:: Recorded information ::

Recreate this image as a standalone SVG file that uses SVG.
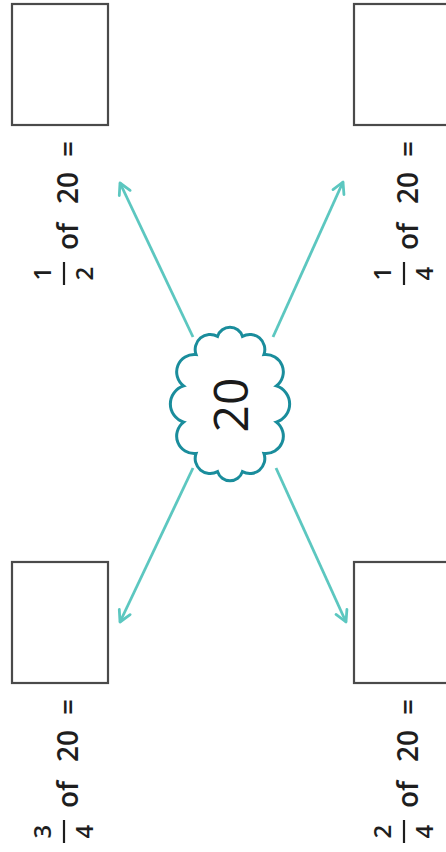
<svg xmlns="http://www.w3.org/2000/svg" width="446" height="852" viewBox="0 0 446 852">
<style>
.box{fill:#fff;stroke:#4a4a4a;stroke-width:2.2}
.lbl{font-family:"Open Sans","Liberation Sans",sans-serif;font-size:28px;font-weight:600;fill:#1e1e1e}
.frac{font-family:"Open Sans","Liberation Sans",sans-serif;font-size:24px;font-weight:600;fill:#1e1e1e;text-anchor:middle}
.bar{stroke:#1e1e1e;stroke-width:2.2}
.conn{stroke:#5cc7c0;stroke-width:2.8;fill:none;marker-end:url(#ah)}
.cloud{fill:#fff;stroke:#1a8d9c;stroke-width:3}
.big{font-family:"Open Sans","Liberation Sans",sans-serif;font-size:48px;font-weight:500;fill:#1a1a1a;text-anchor:middle}
</style>
<defs>
<marker id="ah" markerUnits="userSpaceOnUse" viewBox="0 0 16 16" refX="14" refY="8" markerWidth="16" markerHeight="16" orient="auto">
<path d="M3,2 L14,8 L3,14" fill="none" stroke="#5cc7c0" stroke-width="2.8" stroke-linecap="round" stroke-linejoin="round"/>
</marker>
</defs>
<g id="connectors">
<line class="conn" x1="193" y1="337" x2="120" y2="183"/>
<line class="conn" x1="273" y1="337" x2="343" y2="182"/>
<line class="conn" x1="193" y1="468" x2="120" y2="622"/>
<line class="conn" x1="276" y1="468" x2="346" y2="622"/>
</g>
<g id="center">
<path class="cloud" d="M217.58,336.39 A13,13 0 0 1 242.42,336.39 A15,15 0 0 1 263.94,354.5 A17.5,17.5 0 0 1 276.36,385.88 A19,19 0 0 1 276.36,422.12 A17.5,17.5 0 0 1 263.94,453.5 A15,15 0 0 1 242.42,471.61 A13,13 0 0 1 217.58,471.61 A15,15 0 0 1 196.06,453.5 A17.5,17.5 0 0 1 183.64,422.12 A19,19 0 0 1 183.64,385.88 A17.5,17.5 0 0 1 196.06,354.5 A15,15 0 0 1 217.58,336.39 Z"/>
<text class="big" transform="translate(248,405) rotate(-90)" x="0" y="0">20</text>
</g>
<g id="half">
<rect class="box" x="12" y="4" width="96" height="121"/>
<g transform="translate(78,285) rotate(-90)">
<text class="frac" x="11.5" y="-27">1</text>
<line class="bar" x1="0" y1="-14" x2="23" y2="-14"/>
<text class="frac" x="11.5" y="15">2</text>
<text class="lbl" y="0"><tspan x="35">of</tspan><tspan x="81">20</tspan><tspan x="128">=</tspan></text>
</g>
</g>
<g id="quarter">
<rect class="box" x="354" y="4" width="96" height="121"/>
<g transform="translate(418,285) rotate(-90)">
<text class="frac" x="11.5" y="-27">1</text>
<line class="bar" x1="0" y1="-14" x2="23" y2="-14"/>
<text class="frac" x="11.5" y="15">4</text>
<text class="lbl" y="0"><tspan x="35">of</tspan><tspan x="81">20</tspan><tspan x="128">=</tspan></text>
</g>
</g>
<g id="threequarters">
<rect class="box" x="12" y="562" width="96" height="121"/>
<g transform="translate(78,843) rotate(-90)">
<text class="frac" x="11.5" y="-27">3</text>
<line class="bar" x1="0" y1="-14" x2="23" y2="-14"/>
<text class="frac" x="11.5" y="15">4</text>
<text class="lbl" y="0"><tspan x="35">of</tspan><tspan x="81">20</tspan><tspan x="128">=</tspan></text>
</g>
</g>
<g id="twoquarters">
<rect class="box" x="354" y="562" width="96" height="121"/>
<g transform="translate(418,843) rotate(-90)">
<text class="frac" x="11.5" y="-27">2</text>
<line class="bar" x1="0" y1="-14" x2="23" y2="-14"/>
<text class="frac" x="11.5" y="15">4</text>
<text class="lbl" y="0"><tspan x="35">of</tspan><tspan x="81">20</tspan><tspan x="128">=</tspan></text>
</g>
</g>
</svg>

:::

Work to do:
Do not include the images; transcribe the rest of the listing exactly.

Result of the exercise:
Recreate this image as a standalone SVG file that uses SVG.
<svg xmlns="http://www.w3.org/2000/svg" width="446" height="852" viewBox="0 0 446 852">
<style>
.box{fill:#fff;stroke:#4a4a4a;stroke-width:2.2}
.lbl{font-family:"Open Sans","Liberation Sans",sans-serif;font-size:28px;font-weight:600;fill:#1e1e1e}
.frac{font-family:"Open Sans","Liberation Sans",sans-serif;font-size:24px;font-weight:600;fill:#1e1e1e;text-anchor:middle}
.bar{stroke:#1e1e1e;stroke-width:2.2}
.conn{stroke:#5cc7c0;stroke-width:2.8;fill:none;marker-end:url(#ah)}
.cloud{fill:#fff;stroke:#1a8d9c;stroke-width:3}
.big{font-family:"Open Sans","Liberation Sans",sans-serif;font-size:48px;font-weight:500;fill:#1a1a1a;text-anchor:middle}
</style>
<defs>
<marker id="ah" markerUnits="userSpaceOnUse" viewBox="0 0 16 16" refX="14" refY="8" markerWidth="16" markerHeight="16" orient="auto">
<path d="M3,2 L14,8 L3,14" fill="none" stroke="#5cc7c0" stroke-width="2.8" stroke-linecap="round" stroke-linejoin="round"/>
</marker>
</defs>
<g id="connectors">
<line class="conn" x1="193" y1="337" x2="120" y2="183"/>
<line class="conn" x1="273" y1="337" x2="343" y2="182"/>
<line class="conn" x1="193" y1="468" x2="120" y2="622"/>
<line class="conn" x1="276" y1="468" x2="346" y2="622"/>
</g>
<g id="center">
<path class="cloud" d="M217.58,336.39 A13,13 0 0 1 242.42,336.39 A15,15 0 0 1 263.94,354.5 A17.5,17.5 0 0 1 276.36,385.88 A19,19 0 0 1 276.36,422.12 A17.5,17.5 0 0 1 263.94,453.5 A15,15 0 0 1 242.42,471.61 A13,13 0 0 1 217.58,471.61 A15,15 0 0 1 196.06,453.5 A17.5,17.5 0 0 1 183.64,422.12 A19,19 0 0 1 183.64,385.88 A17.5,17.5 0 0 1 196.06,354.5 A15,15 0 0 1 217.58,336.39 Z"/>
<text class="big" transform="translate(248,405) rotate(-90)" x="0" y="0">20</text>
</g>
<g id="half">
<rect class="box" x="12" y="4" width="96" height="121"/>
<g transform="translate(78,285) rotate(-90)">
<text class="frac" x="11.5" y="-27">1</text>
<line class="bar" x1="0" y1="-14" x2="23" y2="-14"/>
<text class="frac" x="11.5" y="15">2</text>
<text class="lbl" y="0"><tspan x="35">of</tspan><tspan x="81">20</tspan><tspan x="128">=</tspan></text>
</g>
</g>
<g id="quarter">
<rect class="box" x="354" y="4" width="96" height="121"/>
<g transform="translate(418,285) rotate(-90)">
<text class="frac" x="11.5" y="-27">1</text>
<line class="bar" x1="0" y1="-14" x2="23" y2="-14"/>
<text class="frac" x="11.5" y="15">4</text>
<text class="lbl" y="0"><tspan x="35">of</tspan><tspan x="81">20</tspan><tspan x="128">=</tspan></text>
</g>
</g>
<g id="threequarters">
<rect class="box" x="12" y="562" width="96" height="121"/>
<g transform="translate(78,843) rotate(-90)">
<text class="frac" x="11.5" y="-27">3</text>
<line class="bar" x1="0" y1="-14" x2="23" y2="-14"/>
<text class="frac" x="11.5" y="15">4</text>
<text class="lbl" y="0"><tspan x="35">of</tspan><tspan x="81">20</tspan><tspan x="128">=</tspan></text>
</g>
</g>
<g id="twoquarters">
<rect class="box" x="354" y="562" width="96" height="121"/>
<g transform="translate(418,843) rotate(-90)">
<text class="frac" x="11.5" y="-27">2</text>
<line class="bar" x1="0" y1="-14" x2="23" y2="-14"/>
<text class="frac" x="11.5" y="15">4</text>
<text class="lbl" y="0"><tspan x="35">of</tspan><tspan x="81">20</tspan><tspan x="128">=</tspan></text>
</g>
</g>
</svg>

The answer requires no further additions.